One year ago this month, who would have thought we would now be marking a full year of global pandemic conditions, living under various degrees of lockdown and adopting new ways of communicating and coping with daily work and life. At ANAMED, at least, perhaps we should have paid closer attention to both ancient and more recent histories, which are rife with recollections of plague and pestilence, quarantines, and divine questioning, as some of our guest speakers and fellows’ blog posts have recently reminded us. Adopting longue durée perspectives encourages us to remember that resilience in the face of such challenges has often led to florescence in the aftermath. Indeed, we will welcome resuming our now-dormant in-person activities once “new normal” conditions allow. For the time being, ANAMED’s dedicated and enthusiastic team has made a seamless transition to online life; they have provided our community with a more robust and regular selection of high-quality offerings than ever.

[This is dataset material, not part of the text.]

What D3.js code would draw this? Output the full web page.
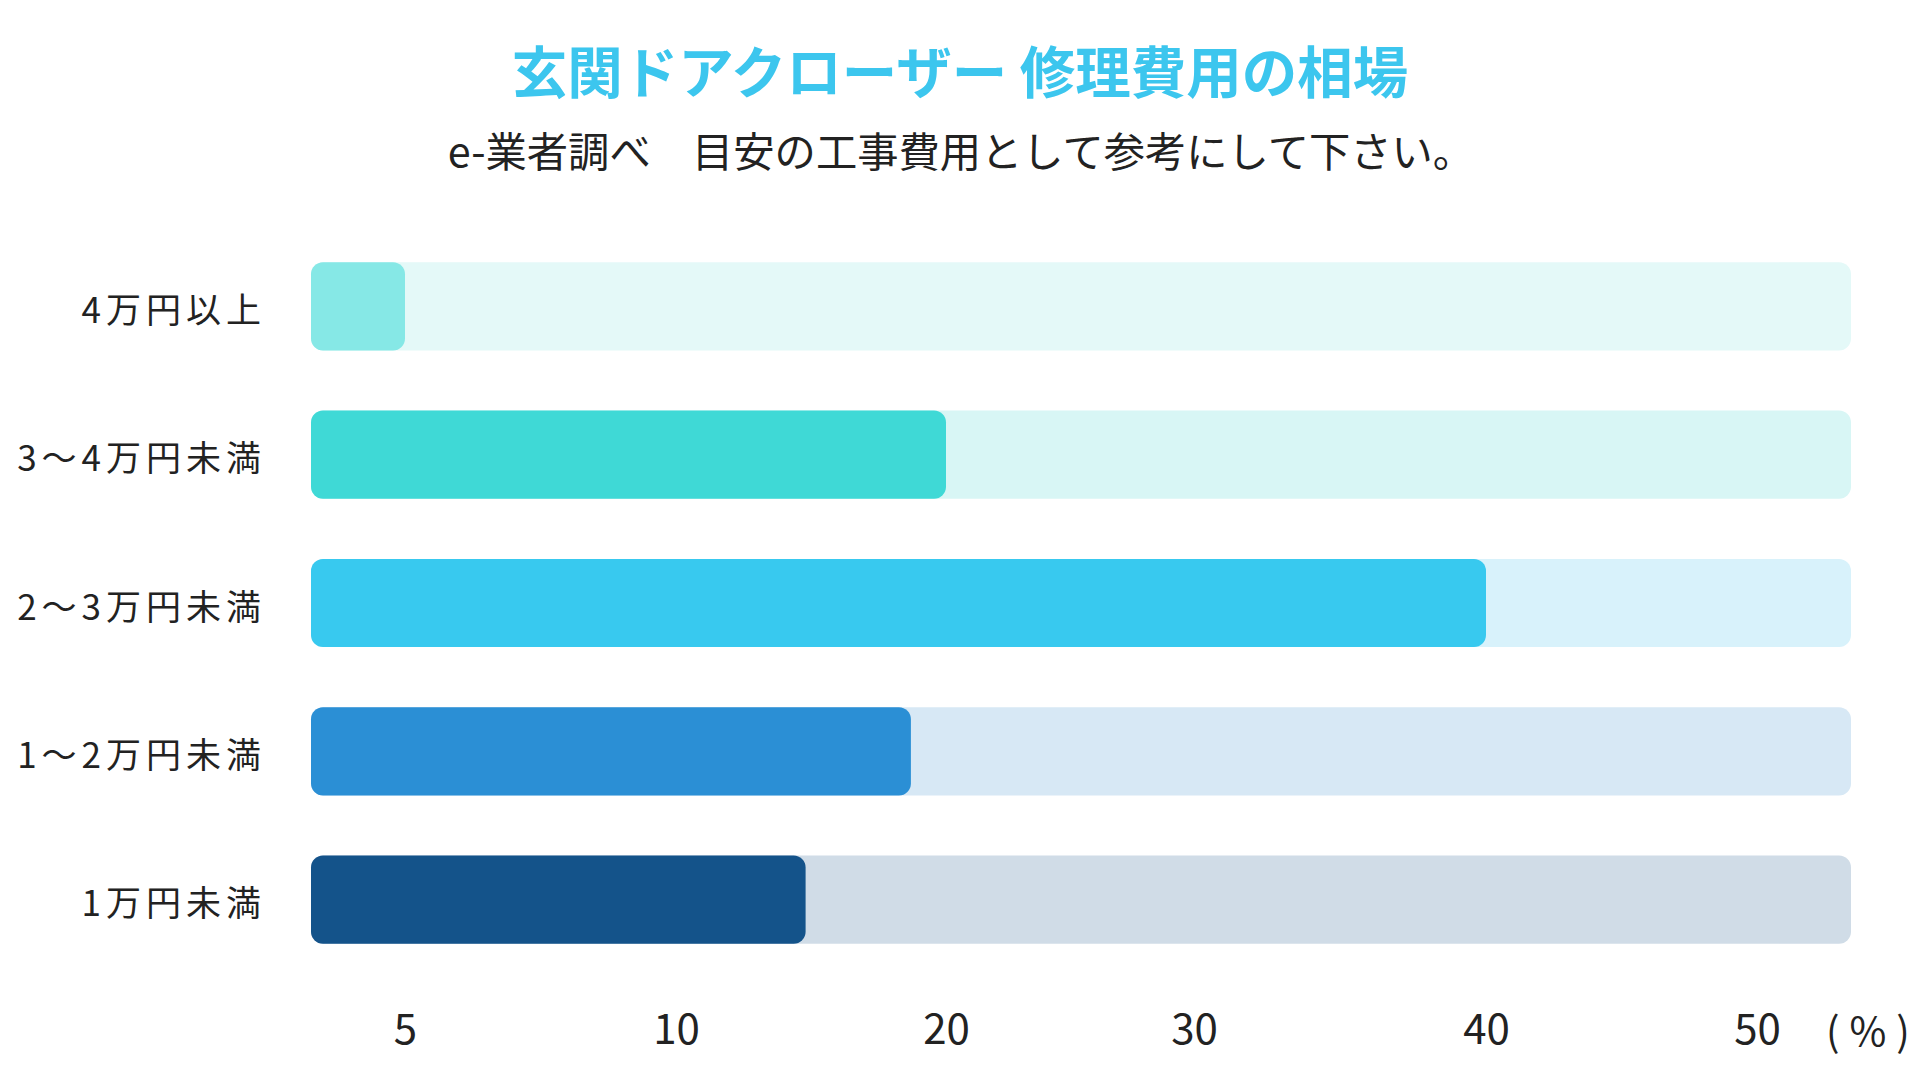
<!DOCTYPE html>
<html><head><meta charset="utf-8">
<script src="https://cdn.jsdelivr.net/npm/d3@7"></script>
<style>html,body{margin:0;padding:0;background:#fff;}svg{display:block;}</style>
</head><body>
<svg id="chart" width="1920" height="1080"></svg>
<script>
const categories = ["4万円以上", "3～4万円未満", "2～3万円未満", "1～2万円未満", "1万円未満"];
const values = [5, 20, 40, 18.7, 14.8];
const tickValues = [5, 10, 20, 30, 40, 50];
const tickLabels = ["5", "10", "20", "30", "40", "50"];
const barColors = ["#86e8e6", "#3fd9d6", "#38c9ef", "#2b8fd5", "#14538a"];
const trackColors = ["#e4f9f8", "#d8f6f5", "#d8f2fb", "#d7e8f5", "#d0dce7"];
const titleText = "玄関ドアクローザー 修理費用の相場";
const subtitleText = "e-業者調べ　目安の工事費用として参考にして下さい。";
const unitText = "(%)";

const svg = d3.select("#chart");
const font = "'Noto Sans CJK JP','Noto Sans',sans-serif";

const left = 311, right = 1851;
// piecewise scale: evenly spaced labelled ticks, as in the reference
const x = d3.scaleLinear()
  .domain([0, 5, 10, 20, 30, 40, 50, 55])
  .range([left, 405, 676, 946, 1194, 1486, 1757, right]);

const y = d3.scaleBand().domain(categories).range([240, 966]).paddingInner(0.405).paddingOuter(0.15);

svg.append("text").attr("x", 960).attr("y", 93).attr("text-anchor", "middle")
  .attr("font-family", font).attr("font-weight", 700).attr("font-size", 55.5)
  .attr("fill", "#3cc6ee").text(titleText);
svg.append("text").attr("x", 961).attr("y", 167).attr("text-anchor", "middle")
  .attr("font-family", font).attr("font-size", 41.3).attr("fill", "#222").text(subtitleText);

const rows = svg.append("g").selectAll("g").data(categories).join("g");
rows.append("rect").attr("x", x(0)).attr("y", d => y(d))
  .attr("width", x(55) - x(0)).attr("height", y.bandwidth())
  .attr("rx", 12).attr("fill", (d, i) => trackColors[i]);
rows.append("rect").attr("x", x(0)).attr("y", d => y(d))
  .attr("width", (d, i) => x(values[i]) - x(0)).attr("height", y.bandwidth())
  .attr("rx", 12).attr("fill", (d, i) => barColors[i]);
rows.append("text").attr("x", 266).attr("y", d => y(d) + y.bandwidth() / 2 + 4)
  .attr("dy", "0.36em").attr("text-anchor", "end")
  .attr("font-family", font).attr("font-size", 35).attr("letter-spacing", 5)
  .attr("fill", "#222").text(d => d);

const axis = d3.axisBottom(x).tickValues(tickValues)
  .tickFormat((d, i) => tickLabels[i]).tickSize(0).tickPadding(0);
const ag = svg.append("g").attr("transform", "translate(0,1014)").call(axis);
ag.select(".domain").remove();
ag.selectAll("text").attr("font-family", font).attr("font-size", 42).attr("fill", "#222");

svg.append("text").attr("x", 1826).attr("y", 1046)
  .attr("font-family", font).attr("font-size", 40).attr("letter-spacing", 10)
  .attr("fill", "#222").text(unitText);
</script>
</body></html>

In addition to the ongoing ANAMED Library Talks series, established in partnership with the Turkish History Foundation, we’ve recently co-sponsored a workshop and hosted several talks. This includes a new talk series that will usually feature past ANAMED collaborators and fellows. Already there is significant interest: for the first two talks alone, more than 500 people from over 30 countries joined us! The increased reach of our activities can certainly be counted among the few positive outcomes of these times. All in all, we aim to offer at least two new and publicly accessible talks per month, in addition to the growing number of archived offerings available on our YouTube and SoundCloud channels. We hope that the online format of two symposia scheduled for April—one co-organized in partnership with Charles University and Tübingen University on western Anatolia in the second millennium BCE and the other the 15th International ANAMED Annual Symposium (IAAS) on environment and society in Anatolia—will attract similarly high levels of interest.
Other recent online initiatives include the virtualization of the “Archival Memories: Marcell Restle’s Research in Anatolia and Beyond” exhibition. Our popular past exhibition on “The Curious Case of Çatalhöyük,” too, will soon join our growing list of virtual tours. Meanwhile, the ANAMED Library continues its support of the Koç University research community with online instructional programs, mediated book lending, and scan & deliver services. This has been especially important for our research fellows.
Because ANAMED has remained closed to the public for much of this period, our twelve 2020–2021 regular and joint research fellows have participated remotely from the beginning of the year. Their research presentations during weekly “virtual tea” gatherings have provided regular points of contact to ensure their full inclusion in the ANAMED community despite their physical distance. Joining this group are the two holders of the new German Archaeological Institute (DAI)-ANAMED Joint Fellowships, part of a collaborative project on “Humidity and Society: 8,500 Years of Climate History in Western Anatolia” funded as part of the “Groundcheck” DAI research cluster.
Looking ahead to coming seasons, we’re planning for a continuation of online programming through the spring and summer, at least. Our summer language programs will be offered online, as will all other lecture and training programs. The entire ANAMED team (from library to fellowships, programs to publications) is eager to welcome our community back in person as soon as viable, and when that’s possible, we’ll also have the happy opportunity to introduce you to our newest staff member, Yağmur Civan Uyanık, who joins us as an administrative assistant. Until then, we wish health and well-being to our entire community with the hope of seeing you at one of our many online offerings over the coming months.